▎ 摘　　要

Utilizing inexhaustible solar energy to realize water purification is a green and sustainable solution to water pollution. Herein, a laser thermal method was adopted to prepare reduced graphene oxide/CuS nanocomposites (rGO/CuS) for solar-driven water purification. By laser treatment of aqueous NaOH solution containing graphene oxide, CuCl2 , and thiourea, rGO was formed, and CuS was anchored on the rGO surface at an elevated temperature. The prepared rGO/CuS showed high photothermal conversion ability, and the water evaporation enthalpy was reduced for rGO/CuS loaded melamine sponge (rGO/CuS-MS). A notable high solar-driven water evaporation rate of 2.09 kg.m(-2).h(-1) was achieved for rGO/CuS-MS under 1.0 kW.m(-2) solar irradiation. Integrating with the adsorption ability, the rGO/CuS-MS demonstrated efficient removal capacity of rhodamine B (RhB), volatile m-dinitrobenzene (m-NB), and Ni2+ in water under solar irradiation.
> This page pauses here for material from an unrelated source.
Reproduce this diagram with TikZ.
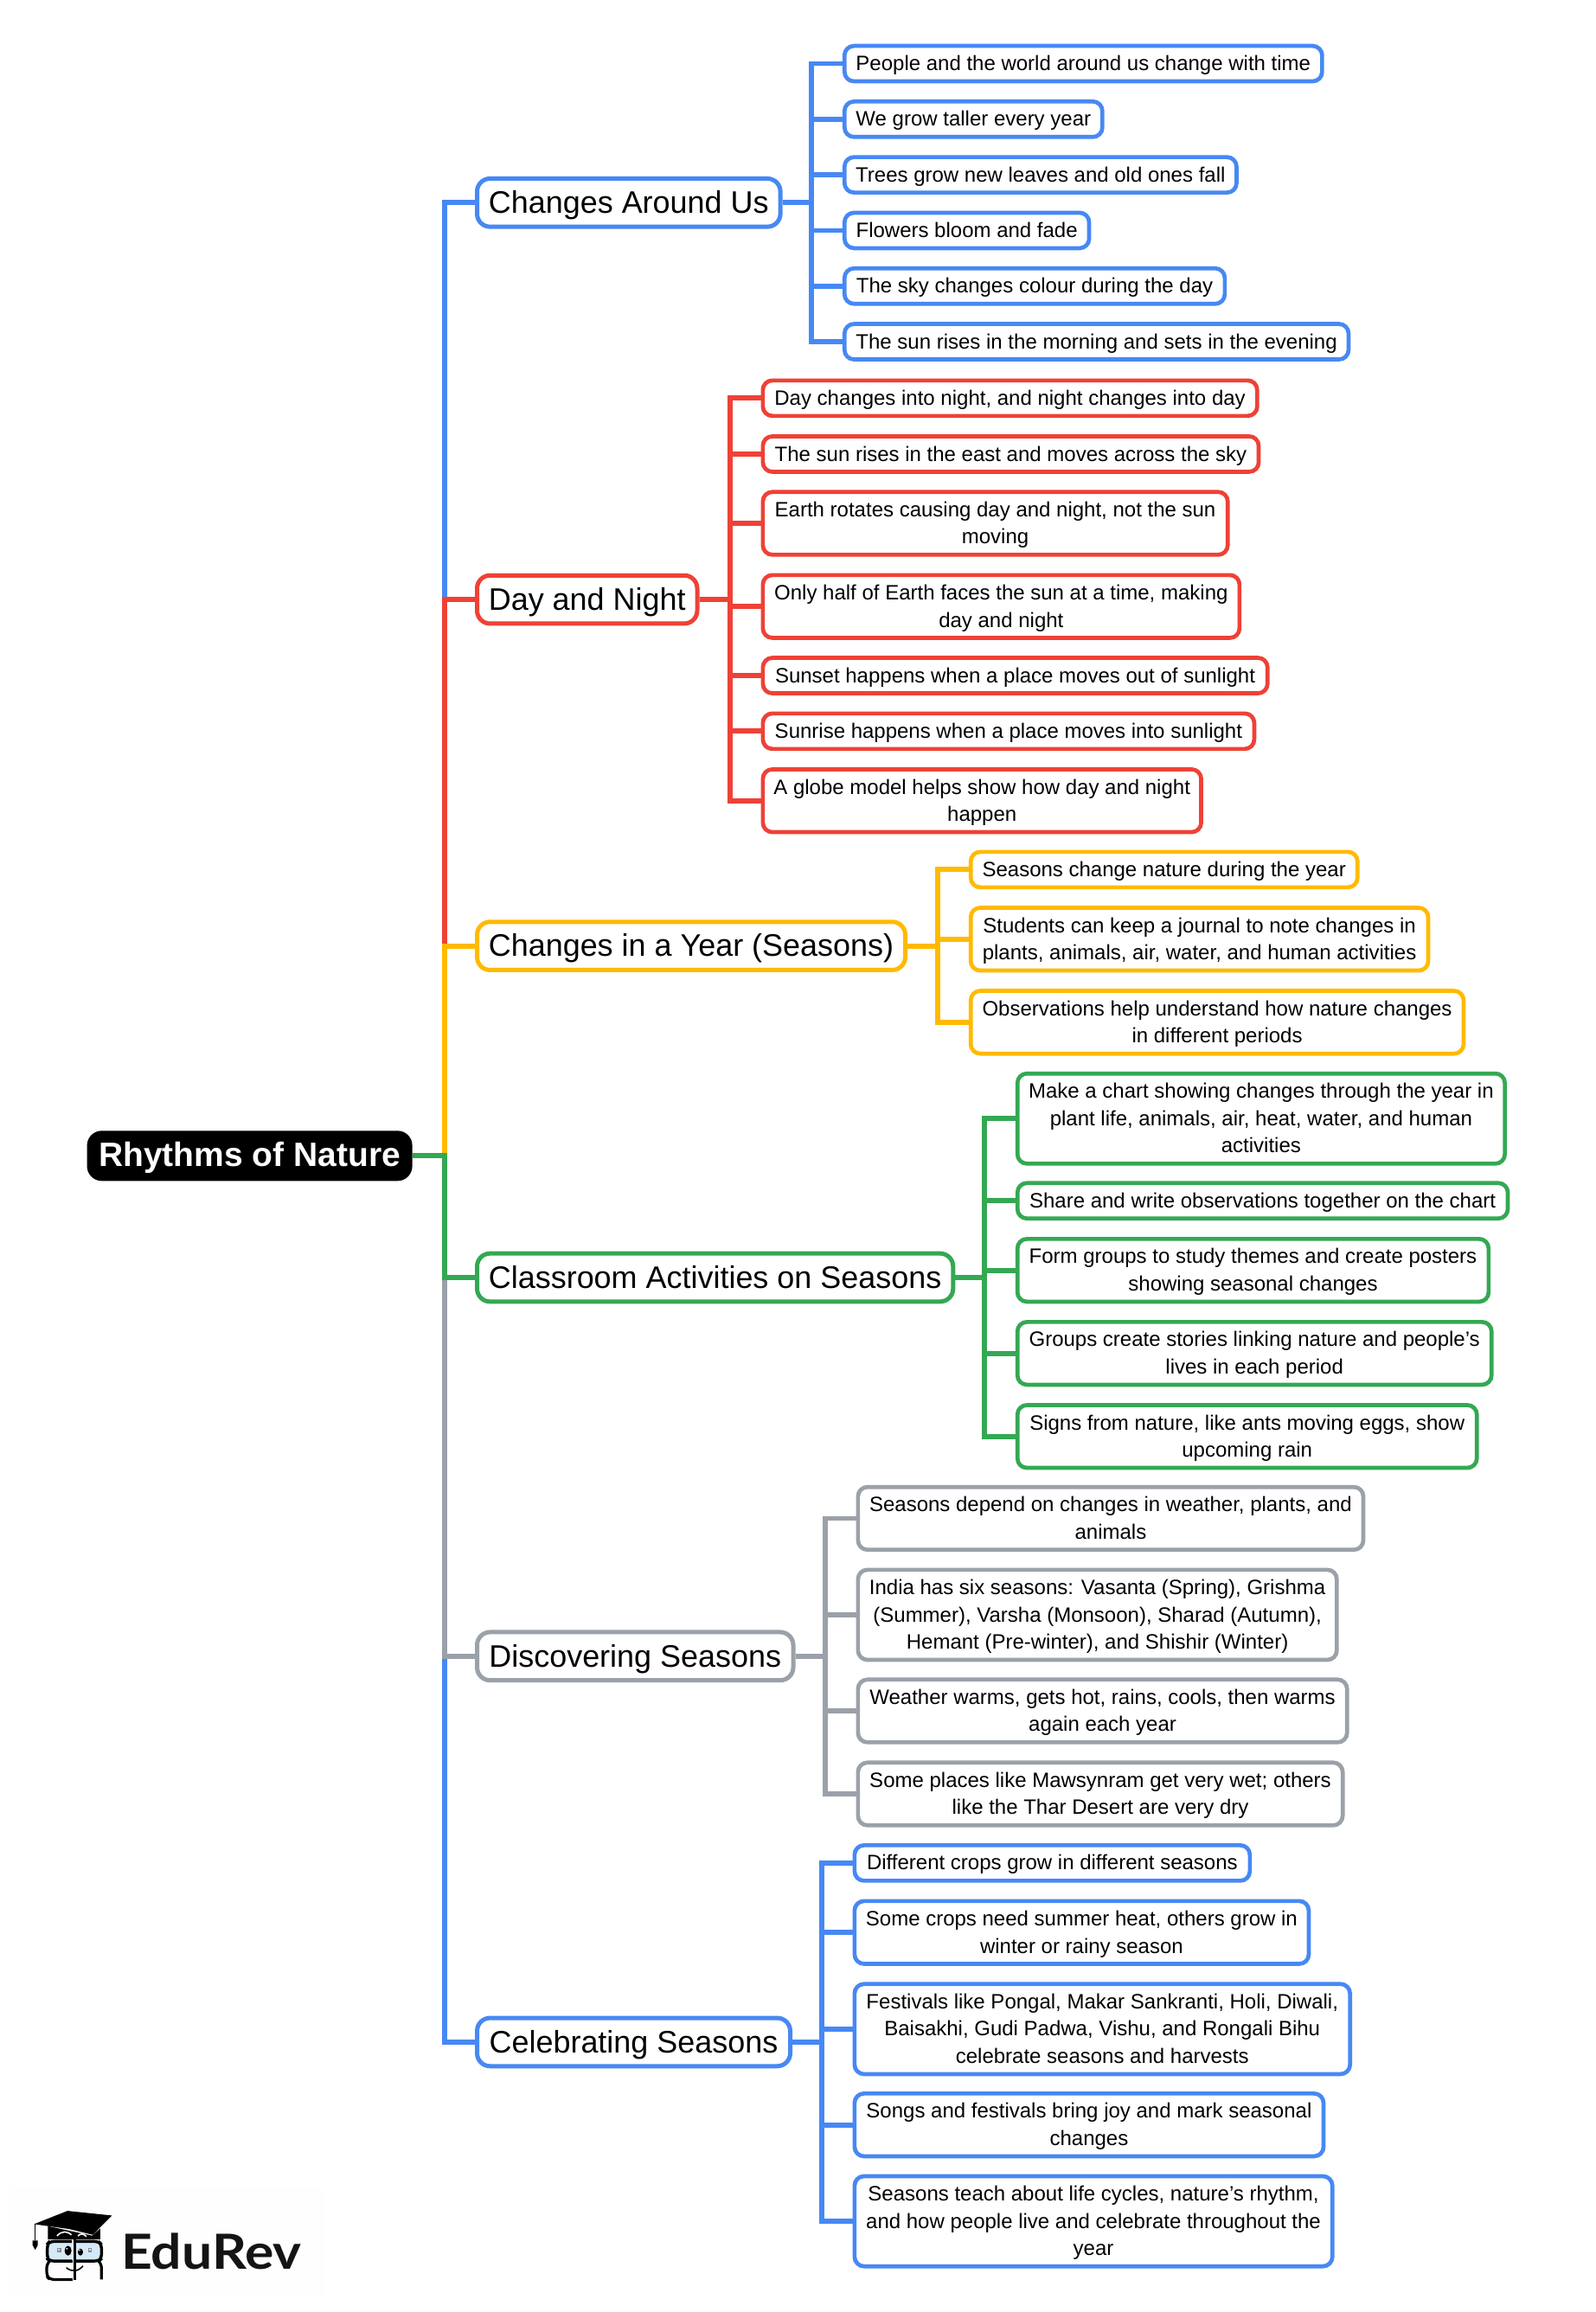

The results indicated that the water evaporation could enhance the RhB, m-NB, and Ni2+ adsorption capacity of rGO/CuS-MS. Both the unevaporated and distilled water can be efficiently purified by rGO/CuS-MS under solar irradiation. Also, increasing solar flux showed contribution to higher RhB removal ratio for the accelerated water evaporation. This study could contribute to preparing rGO-based nanocomposites for water resources remediation applications.